Tactics and Techniques

Fly Selection. Share the Work.

“What fly you tying on?”

It is a question asked on every day of fishing with my brother.  He asks me, or I ask him.  Sometimes we ask because we expect one knows more.  Sometimes because an unexpected fly piques curiosity.  Sometimes I ask, so I know what fly to switch to after watching him fight a fish upstream and out of earshot.   I wonder if he caught that on his…

But another reason we ask, “what fly you tying on?” is to know what fly not to tie on ourselves.  Because when dialing in on bugs trout are eating, it helps to share the work and show them different flies.

Neither my brother nor I fish a river enough to be distinctly in tune to exactly what insects a stream’s trout population is most keen on eating on any given day.  Like many, we rely on what worked in the past, the accuracy of the latest on-line fishing report, or a fly shop’s recommendation.  And in the abyss of total unknown and indecision, there are always confidence flies. 

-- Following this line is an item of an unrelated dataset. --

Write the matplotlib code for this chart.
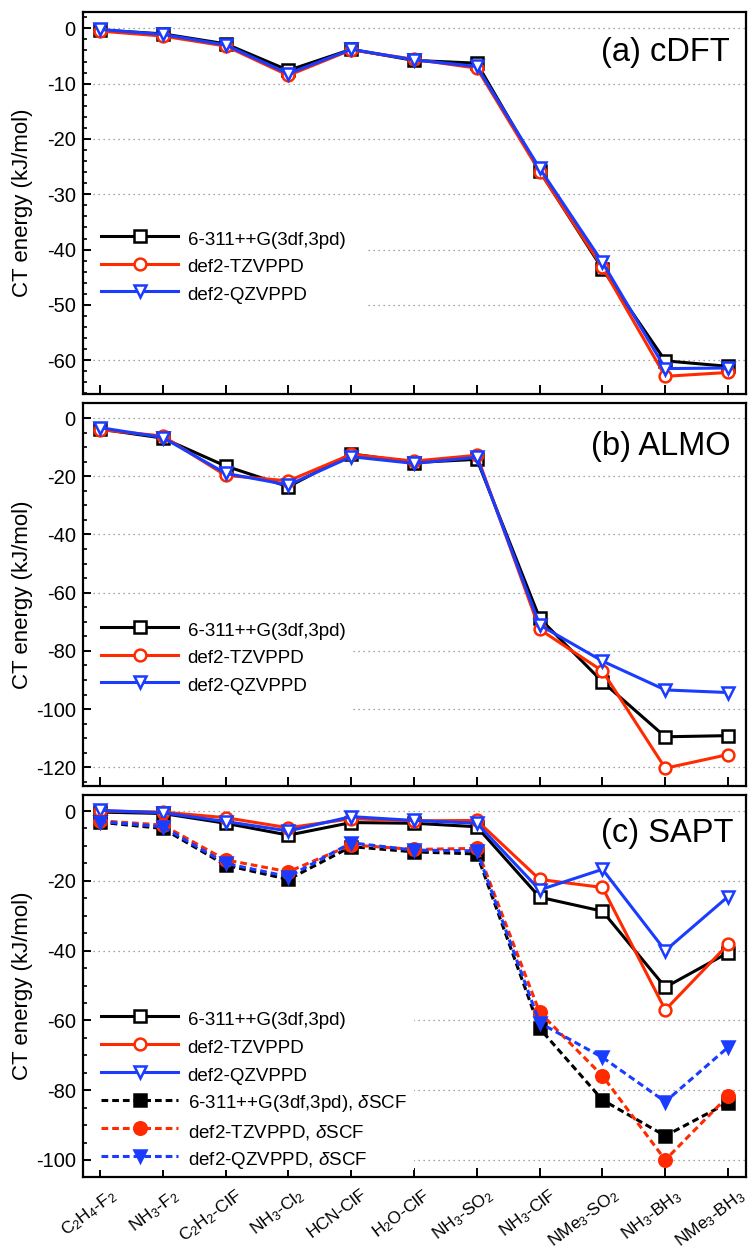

The more days I have on the river with fish in the net, the more days under my belt feed my belief that presentation matters more than the fly presented.  But the notion that a trout is swimming below, passing on my well-presented fly, for reasons unexplained except for preference, is one that persists deep in my conscience.  And so, I continue to search, and fly selection continues to puzzle me.

Increase Your Odds.

Climbing out of the truck is the first opportunity to share the work of fly selection. 

You go with what you think will work.  It can be easy to catch a bit of group think, and tie on what each other is using.  After all, if they catch fish, you will be missing out right?

When you decide that a certain fly will be best for certain reasons, you can close the door on others. You never really know until you start fishing. 

Sharing the work means increasing your odds of finding a fly that the trout will want by tying on different flies or at least different versions of the same fly.

One great reason to fish a dropper is to fish a searching pattern.  You can fish a fly you are confident with and easily swap out the dropper until you find something that works well.  The same principle applies with sharing the work with those you fish with.  If they are fishing a dropper, you now have four flies in the water instead of two.

READ: WADEOUTTHERE | When and How to Fish a Dropper.  It Depends.

Tweak What Works.

Even after you have narrowed it down to what flies are fishing well, you can still share the work.  If the zebra midge has caught fish, try having one angler fish a different color.  If a bead head hare’s ear is the hot fly, then share the work on fishing different droppers.  If one angler fishes a different size of the same dry fly, you may discover that fishing is good on a size 16 Adams, but it is incredible on a size 18 Parachute Adams. 

Trout can be picky, and even if fishing is good with one fly, there is always a chance it could be better with even a slightly different color or size.  It is the beauty of it all really.  Problems solving.  Progress.

READ: WADEOUTTHERE | What Makes a Good Day’s Fishing?

If there is anyone in tune with what flies are working on a fishery it is “Hopper” Juan Ramirez, from Colorado Springs, CO.  He guides there year round on the South Platte and Arkansas rivers.  When I asked him how he picks colors and sizes of flies to use the conversation turned towards this concept of sharing the work with clients:

“…if I have three people on a trip, we’ll set them up differently.  I might do a little different rig on all three rods.”
– “Hopper” Juan Ramirez

LISTEN: WADEOUTTHERE PODCAST | Episode 28: Fly Tying and the Arkansas River with “Hopper” Juan Ramirez.

Rejoin and Share.

If I am not fishing alone, the odds are high that I am fishing with someone I care about.  I like it this way.  My father, brother, or a close friend.  Sometimes we fish close enough to fish a section together.  To be a part of each other’s experience on the water.  Sometimes we split up and enjoy the river alone.  Even in the drift boat we will stop and go our separate ways for a time. 

I always look forward to even the briefest reunion on the bank, to hear a story and share what we have learned.  The flies we fished always comes up.

Even though, the flies we tie on are not the entire puzzle, they are a piece.  Sometimes a big piece.  Working together to find the right pieces helps us find the “right” fly faster.  I enjoy working together with the people I share time with on the river.  Maybe I am unique, but I doubt it.  Wadeoutthere.